Dallas war damals nicht nur der sicher geglaubte Titelfavorit, sondern galt als unschlagbar. Ähnlich wie die Bucks. Die Mavs gewannen 67 Spiele und hätten die erste Nicht-Bulls-Franchise aller Zeiten werden, welches 70 Spiele hätte gewinnen können. Nachdem das Team um Dirk Nowitzki im Vorjahr in den Finals verloren hatte, setzten alle Experten auf die erste Championship für Dallas. Wir alle kennen das Ergebnis: Erstrunden-Aus für die Mavs gegen das Überraschungs-Team aus Oakland um Baron Davis, Matt Barnes, Stephen Jackson und Jason Richardson.
Auch die San Antonio Spurs und Tim Duncan waren in der ersten Runde der 2011er Playoffs nicht dazu bereit das Überraschungsteam der Playoffs zu schlagen. Anders als bei Dallas kommt der Gegner nicht aus der Bay-Area sondern aus Memphis. Zach Randolph und Marc Gasol dominierten die Spurs und die Grizzlies schlugen die große Dynastie aus Texas in der ersten Runde.
Das diesjährige Team aus Miami könnte sich nahtlos hinter den 2007er Golden State Warriors und den 2011er Memphis Grizzlies einreihen und innerhalb der nächsten drei Spiele, einen Titelfavoriten aus der ersten Runde rauswerfen!
Eine Serie mit Titel-Favoriten fehlt allerdings noch und hier haben wir gleich zwei davon im direkten Duell. Phoenix Suns gegen die Los Angeles Clippers. Die Serie versprach Vielens, denn bei keiner anderen Serie konnte man so viele Allstars auf dem Parkett finden. Kevin Durant, Devin Booker und Chris Paul gegen Kawhi Leonard, Paul George und Russel Westbrook. Wahnsinn. Aber nur auf dem Papier, denn noch vor den Playoffs war klar, dass PG wegen einer Knie-Verletzung die gesamte erste Runde ausfallen wird.

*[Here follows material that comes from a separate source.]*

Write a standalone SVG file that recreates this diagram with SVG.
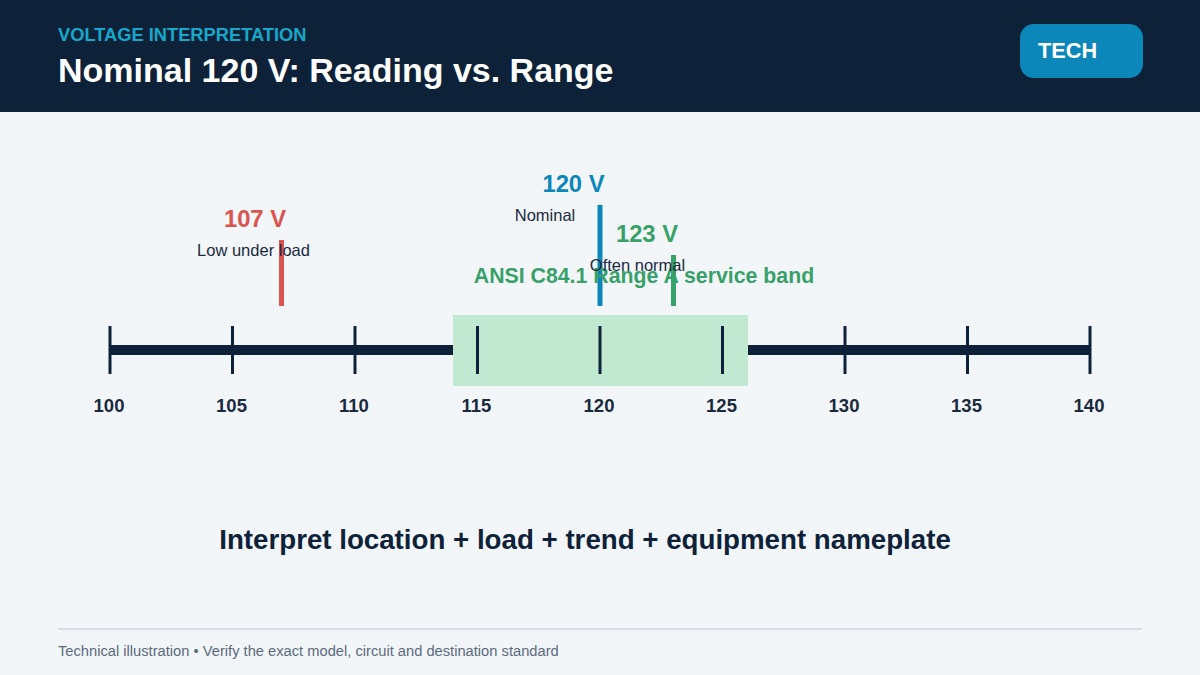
<svg xmlns="http://www.w3.org/2000/svg" width="1200" height="675" viewBox="0 0 1200 675">
<style>
text{font-family:"Liberation Sans",Arial,sans-serif}
.b{font-weight:bold}
.tick{stroke:#0d2239;stroke-width:3}
.tl{font-size:18.5px;font-weight:bold;fill:#1a2a3e;text-anchor:middle}
.sub{font-size:16.5px;fill:#1a2a3e;text-anchor:middle}
.val{font-size:23.8px;font-weight:bold;text-anchor:middle}
</style>
<rect width="1200" height="675" fill="#f3f6f9"/>
<g id="header">
<rect width="1200" height="112" fill="#0d2239"/>
<text x="58" y="41" class="b" font-size="18.3" fill="#17a8c9">VOLTAGE INTERPRETATION</text>
<text x="58" y="82" class="b" font-size="34" fill="#ffffff">Nominal 120 V: Reading vs. Range</text>
</g>
<g id="badge">
<rect x="1020" y="24" width="123" height="54" rx="14" fill="#0b87b9"/>
<text x="1038" y="58" class="b" font-size="21.7" fill="#ffffff">TECH</text>
</g>
<g id="band">
<rect x="453" y="315" width="295" height="71" fill="#c1e8d0"/>
</g>
<g id="axis">
<line x1="110" y1="350" x2="453" y2="350" stroke="#0d2239" stroke-width="10"/>
<line x1="748" y1="350" x2="1090" y2="350" stroke="#0d2239" stroke-width="10"/>
<line class="tick" x1="110" y1="326" x2="110" y2="374"/>
<line class="tick" x1="232.5" y1="326" x2="232.5" y2="374"/>
<line class="tick" x1="355" y1="326" x2="355" y2="374"/>
<line class="tick" x1="477.5" y1="326" x2="477.5" y2="374"/>
<line class="tick" x1="600" y1="326" x2="600" y2="374"/>
<line class="tick" x1="722.5" y1="326" x2="722.5" y2="374"/>
<line class="tick" x1="845" y1="326" x2="845" y2="374"/>
<line class="tick" x1="967.5" y1="326" x2="967.5" y2="374"/>
<line class="tick" x1="1090" y1="326" x2="1090" y2="374"/>
<text class="tl" x="109" y="412">100</text>
<text class="tl" x="231.5" y="412">105</text>
<text class="tl" x="354" y="412">110</text>
<text class="tl" x="476.5" y="412">115</text>
<text class="tl" x="599" y="412">120</text>
<text class="tl" x="721.5" y="412">125</text>
<text class="tl" x="844" y="412">130</text>
<text class="tl" x="966.5" y="412">135</text>
<text class="tl" x="1089" y="412">140</text>
</g>
<g id="marker-107">
<line x1="281.5" y1="240" x2="281.5" y2="306" stroke="#d9534f" stroke-width="5"/>
<text class="val" x="255" y="227" fill="#d9534f">107 V</text>
<text class="sub" x="253.5" y="256">Low under load</text>
</g>
<g id="marker-120">
<line x1="600" y1="205" x2="600" y2="306" stroke="#0b87b9" stroke-width="5"/>
<text class="val" x="573.5" y="192" fill="#0b87b9">120 V</text>
<text class="sub" x="545" y="221">Nominal</text>
</g>
<g id="band-label">
<text x="644" y="283" class="b" font-size="21.3" fill="#38a169" text-anchor="middle">ANSI C84.1 Range A service band</text>
</g>
<g id="marker-123">
<line x1="673.5" y1="255" x2="673.5" y2="306" stroke="#38a169" stroke-width="5"/>
<text class="val" x="647" y="242" fill="#38a169">123 V</text>
<text class="sub" x="637.5" y="271">Often normal</text>
</g>
<g id="summary">
<text x="585" y="549" class="b" font-size="27.7" fill="#0d2239" text-anchor="middle">Interpret location + load + trend + equipment nameplate</text>
</g>
<g id="footer">
<line x1="58" y1="629" x2="1142" y2="629" stroke="#d5dde5" stroke-width="2"/>
<text x="58" y="656" font-size="14.7" fill="#5a6b7d">Technical illustration • Verify the exact model, circuit and destination standard</text>
</g>
</svg>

Nachdem Coach Tyronn Lue vor Spiel Drei deutlich gemacht hat, dass auch Kawhi Leonards Abwesenheit unvermeidlich ist, wurde die Serie von einem „Straßenfeger“ zu einer klaren Angelegenheit für die Suns.
Nur Russell Westbrook hatte was dagegen. Der einstige Superstar und heutige „bessere Rollenspieler“ hat drei Spiele in Folge gezeigt, dass noch viel Superstar in ihm steckt und war der Einzige, der sich gegen die jetzt übermächtig scheinende Phoenix Suns zur Wehr setze. Die Spiele wurden zwar spannend und haben viele Fans an die heimischen Fernseh-Geräte gelockt, allerdings konnten die Phoenix Suns alle drei Partien für sich entscheiden und warten jetzt in der zweiten Runde auf das erste Spiel gegen die Denver Nuggets.

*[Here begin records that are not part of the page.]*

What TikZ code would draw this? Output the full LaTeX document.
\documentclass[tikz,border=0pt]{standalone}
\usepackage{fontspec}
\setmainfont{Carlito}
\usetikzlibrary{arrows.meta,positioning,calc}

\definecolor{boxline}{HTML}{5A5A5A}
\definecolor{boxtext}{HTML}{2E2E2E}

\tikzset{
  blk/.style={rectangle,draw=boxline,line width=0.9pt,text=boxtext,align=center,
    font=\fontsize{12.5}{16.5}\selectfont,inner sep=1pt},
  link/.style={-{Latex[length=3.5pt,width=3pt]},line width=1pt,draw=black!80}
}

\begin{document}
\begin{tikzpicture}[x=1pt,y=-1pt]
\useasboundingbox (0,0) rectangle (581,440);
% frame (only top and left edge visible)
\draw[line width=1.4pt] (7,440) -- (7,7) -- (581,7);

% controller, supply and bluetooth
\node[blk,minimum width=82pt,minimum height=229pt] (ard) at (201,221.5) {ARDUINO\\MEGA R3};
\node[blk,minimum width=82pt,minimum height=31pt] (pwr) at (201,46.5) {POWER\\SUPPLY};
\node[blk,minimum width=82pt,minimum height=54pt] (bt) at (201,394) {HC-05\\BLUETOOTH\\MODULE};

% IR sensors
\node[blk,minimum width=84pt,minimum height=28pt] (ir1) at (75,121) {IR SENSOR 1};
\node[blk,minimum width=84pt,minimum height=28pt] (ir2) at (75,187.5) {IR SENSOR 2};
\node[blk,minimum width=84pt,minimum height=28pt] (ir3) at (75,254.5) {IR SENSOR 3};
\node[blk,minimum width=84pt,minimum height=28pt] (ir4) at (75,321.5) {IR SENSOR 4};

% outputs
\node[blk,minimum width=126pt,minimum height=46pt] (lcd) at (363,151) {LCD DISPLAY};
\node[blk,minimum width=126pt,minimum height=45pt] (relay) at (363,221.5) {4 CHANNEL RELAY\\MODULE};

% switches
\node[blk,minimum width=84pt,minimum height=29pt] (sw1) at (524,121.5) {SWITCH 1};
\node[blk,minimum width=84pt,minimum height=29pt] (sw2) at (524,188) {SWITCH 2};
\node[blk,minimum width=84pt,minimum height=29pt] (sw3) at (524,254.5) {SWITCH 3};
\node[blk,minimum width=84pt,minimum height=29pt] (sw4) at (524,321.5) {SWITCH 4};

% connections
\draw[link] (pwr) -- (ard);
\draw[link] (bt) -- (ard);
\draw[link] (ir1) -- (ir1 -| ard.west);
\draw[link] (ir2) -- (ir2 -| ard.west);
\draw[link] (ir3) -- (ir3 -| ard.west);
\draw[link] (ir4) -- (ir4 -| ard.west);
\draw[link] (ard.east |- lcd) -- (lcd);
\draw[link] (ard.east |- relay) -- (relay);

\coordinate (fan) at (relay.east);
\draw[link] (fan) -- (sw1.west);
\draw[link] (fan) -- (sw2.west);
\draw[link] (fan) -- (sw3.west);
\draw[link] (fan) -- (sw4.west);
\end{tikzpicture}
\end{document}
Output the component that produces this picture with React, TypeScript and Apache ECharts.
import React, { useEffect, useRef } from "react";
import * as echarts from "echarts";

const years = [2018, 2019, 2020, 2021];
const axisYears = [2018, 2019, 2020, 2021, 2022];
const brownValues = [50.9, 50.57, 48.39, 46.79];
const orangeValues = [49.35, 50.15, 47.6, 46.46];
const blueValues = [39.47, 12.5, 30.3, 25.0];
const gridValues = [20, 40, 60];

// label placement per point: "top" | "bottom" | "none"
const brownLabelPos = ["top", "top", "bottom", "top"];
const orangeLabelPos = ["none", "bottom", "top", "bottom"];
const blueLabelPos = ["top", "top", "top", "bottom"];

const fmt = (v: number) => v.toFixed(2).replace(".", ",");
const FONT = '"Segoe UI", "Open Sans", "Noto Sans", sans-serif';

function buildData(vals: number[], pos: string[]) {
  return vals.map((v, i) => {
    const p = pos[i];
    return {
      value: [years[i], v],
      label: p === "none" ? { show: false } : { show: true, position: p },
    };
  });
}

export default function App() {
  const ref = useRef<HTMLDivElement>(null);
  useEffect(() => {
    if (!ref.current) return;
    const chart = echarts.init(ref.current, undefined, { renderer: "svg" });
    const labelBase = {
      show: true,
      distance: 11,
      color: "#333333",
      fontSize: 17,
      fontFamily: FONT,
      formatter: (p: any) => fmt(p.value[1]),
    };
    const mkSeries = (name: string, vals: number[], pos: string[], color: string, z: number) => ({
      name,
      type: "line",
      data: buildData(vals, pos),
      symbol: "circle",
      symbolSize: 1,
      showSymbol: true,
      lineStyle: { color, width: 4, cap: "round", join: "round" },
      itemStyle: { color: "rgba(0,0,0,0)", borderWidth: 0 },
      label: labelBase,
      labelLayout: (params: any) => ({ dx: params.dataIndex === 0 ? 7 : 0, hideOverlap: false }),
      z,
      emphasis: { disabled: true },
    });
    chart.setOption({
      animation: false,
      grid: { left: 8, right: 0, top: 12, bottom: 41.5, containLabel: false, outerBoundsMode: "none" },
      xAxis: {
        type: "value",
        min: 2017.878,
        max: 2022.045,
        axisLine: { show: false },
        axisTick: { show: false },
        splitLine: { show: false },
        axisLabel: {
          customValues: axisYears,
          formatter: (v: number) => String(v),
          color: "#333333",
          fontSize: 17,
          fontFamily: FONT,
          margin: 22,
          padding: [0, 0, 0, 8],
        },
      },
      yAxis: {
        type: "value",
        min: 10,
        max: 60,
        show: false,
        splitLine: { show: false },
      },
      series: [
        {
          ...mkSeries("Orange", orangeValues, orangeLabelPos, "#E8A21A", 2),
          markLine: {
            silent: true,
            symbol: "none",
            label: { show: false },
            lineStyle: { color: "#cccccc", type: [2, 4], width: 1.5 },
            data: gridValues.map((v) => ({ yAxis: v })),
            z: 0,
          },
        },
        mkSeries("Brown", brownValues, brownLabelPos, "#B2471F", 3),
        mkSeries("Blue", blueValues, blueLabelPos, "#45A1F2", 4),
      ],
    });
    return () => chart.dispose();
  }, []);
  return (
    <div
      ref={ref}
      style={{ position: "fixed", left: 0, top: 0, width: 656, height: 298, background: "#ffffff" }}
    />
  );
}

Das Straucheln der Favoriten macht die Playoffs dieser Tage nur noch spannender und Teams wie die New York Knicks, die aktuell 3-1 gegen die Cavaliers führen und mit einem Bein in der zweiten Runde Stehen, würden sich mit Sicherheit über das ein oder andere Upset freuen. So kommt man eventuell noch einmal davon, gegen einen der großen Titelfavoriten in der zweiten Runde spielen zu müssen.
An all die Nachteulen, die sich die Nächte um die Ohren geschlagen haben: Glückwunsch, denn ihr habt viele spannende Spiele gesehen, mit denen wir so vor den Playoffs nicht gerechnet haben. An all die Schlafmützen: Ein paar Spiele in der ersten Runde sind noch zu gehen und nur 95,2% aller NBA-Teams schaffen es mit einer 3-1-Führung auch in die nächste Runde einzuziehen. Und bei so einer verrückten ersten Runde ist alles möglich. Das heißt, Wecker stellen und Playoffs genießen. Für spannende Serien wie Memphis gegen Lakers oder die Sacramento „Light the Beam“ Kings gegen den amtierenden Champion, die Golden State Warriors, lohnt sich das Aufstehen und die Augenringe ohnehin.